▸ **What you will do**
Copy each line exactly. Leave nothing out.

▸ **Collected data**
★ ★ ★ ★
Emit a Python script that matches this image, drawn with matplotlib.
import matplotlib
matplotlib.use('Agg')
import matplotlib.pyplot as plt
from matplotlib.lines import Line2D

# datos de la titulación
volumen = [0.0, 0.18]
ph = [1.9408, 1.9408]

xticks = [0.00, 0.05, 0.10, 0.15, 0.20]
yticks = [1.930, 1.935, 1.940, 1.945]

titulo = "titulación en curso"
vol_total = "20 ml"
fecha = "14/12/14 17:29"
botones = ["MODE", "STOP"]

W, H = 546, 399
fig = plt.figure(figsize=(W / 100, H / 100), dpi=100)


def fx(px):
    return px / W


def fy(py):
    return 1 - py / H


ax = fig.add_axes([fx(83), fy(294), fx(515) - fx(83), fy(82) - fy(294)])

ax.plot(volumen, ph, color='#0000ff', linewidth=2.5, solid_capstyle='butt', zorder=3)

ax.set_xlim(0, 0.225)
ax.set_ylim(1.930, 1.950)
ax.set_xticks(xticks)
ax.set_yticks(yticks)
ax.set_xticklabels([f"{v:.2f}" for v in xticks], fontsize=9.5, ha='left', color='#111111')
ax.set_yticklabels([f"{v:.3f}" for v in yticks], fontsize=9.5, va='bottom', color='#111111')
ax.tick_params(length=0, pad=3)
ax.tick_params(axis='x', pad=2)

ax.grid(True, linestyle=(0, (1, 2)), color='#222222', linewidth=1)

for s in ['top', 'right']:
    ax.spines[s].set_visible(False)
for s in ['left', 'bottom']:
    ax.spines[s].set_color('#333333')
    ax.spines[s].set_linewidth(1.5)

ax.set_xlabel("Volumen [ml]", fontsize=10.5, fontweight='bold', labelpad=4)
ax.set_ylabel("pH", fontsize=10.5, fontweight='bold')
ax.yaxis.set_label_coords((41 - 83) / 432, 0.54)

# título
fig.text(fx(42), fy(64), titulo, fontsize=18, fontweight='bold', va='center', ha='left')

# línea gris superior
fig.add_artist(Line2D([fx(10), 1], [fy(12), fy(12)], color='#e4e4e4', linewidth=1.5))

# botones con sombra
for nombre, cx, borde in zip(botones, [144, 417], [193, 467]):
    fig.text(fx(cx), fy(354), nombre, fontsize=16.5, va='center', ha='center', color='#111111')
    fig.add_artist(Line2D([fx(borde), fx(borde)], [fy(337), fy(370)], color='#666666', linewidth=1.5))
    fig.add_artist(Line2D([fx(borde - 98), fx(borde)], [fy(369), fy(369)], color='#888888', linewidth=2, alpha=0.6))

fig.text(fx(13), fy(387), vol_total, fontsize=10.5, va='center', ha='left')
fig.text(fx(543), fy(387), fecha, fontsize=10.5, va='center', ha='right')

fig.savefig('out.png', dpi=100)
★ ★ ★ ★
▸ **Expected answer**
Emit a Python script that matches this image, drawn with matplotlib.
import matplotlib
matplotlib.use('Agg')
import matplotlib.pyplot as plt
from matplotlib.lines import Line2D

# datos de la titulación
volumen = [0.0, 0.18]
ph = [1.9408, 1.9408]

xticks = [0.00, 0.05, 0.10, 0.15, 0.20]
yticks = [1.930, 1.935, 1.940, 1.945]

titulo = "titulación en curso"
vol_total = "20 ml"
fecha = "14/12/14 17:29"
botones = ["MODE", "STOP"]

W, H = 546, 399
fig = plt.figure(figsize=(W / 100, H / 100), dpi=100)


def fx(px):
    return px / W


def fy(py):
    return 1 - py / H


ax = fig.add_axes([fx(83), fy(294), fx(515) - fx(83), fy(82) - fy(294)])

ax.plot(volumen, ph, color='#0000ff', linewidth=2.5, solid_capstyle='butt', zorder=3)

ax.set_xlim(0, 0.225)
ax.set_ylim(1.930, 1.950)
ax.set_xticks(xticks)
ax.set_yticks(yticks)
ax.set_xticklabels([f"{v:.2f}" for v in xticks], fontsize=9.5, ha='left', color='#111111')
ax.set_yticklabels([f"{v:.3f}" for v in yticks], fontsize=9.5, va='bottom', color='#111111')
ax.tick_params(length=0, pad=3)
ax.tick_params(axis='x', pad=2)

ax.grid(True, linestyle=(0, (1, 2)), color='#222222', linewidth=1)

for s in ['top', 'right']:
    ax.spines[s].set_visible(False)
for s in ['left', 'bottom']:
    ax.spines[s].set_color('#333333')
    ax.spines[s].set_linewidth(1.5)

ax.set_xlabel("Volumen [ml]", fontsize=10.5, fontweight='bold', labelpad=4)
ax.set_ylabel("pH", fontsize=10.5, fontweight='bold')
ax.yaxis.set_label_coords((41 - 83) / 432, 0.54)

# título
fig.text(fx(42), fy(64), titulo, fontsize=18, fontweight='bold', va='center', ha='left')

# línea gris superior
fig.add_artist(Line2D([fx(10), 1], [fy(12), fy(12)], color='#e4e4e4', linewidth=1.5))

# botones con sombra
for nombre, cx, borde in zip(botones, [144, 417], [193, 467]):
    fig.text(fx(cx), fy(354), nombre, fontsize=16.5, va='center', ha='center', color='#111111')
    fig.add_artist(Line2D([fx(borde), fx(borde)], [fy(337), fy(370)], color='#666666', linewidth=1.5))
    fig.add_artist(Line2D([fx(borde - 98), fx(borde)], [fy(369), fy(369)], color='#888888', linewidth=2, alpha=0.6))

fig.text(fx(13), fy(387), vol_total, fontsize=10.5, va='center', ha='left')
fig.text(fx(543), fy(387), fecha, fontsize=10.5, va='center', ha='right')

fig.savefig('out.png', dpi=100)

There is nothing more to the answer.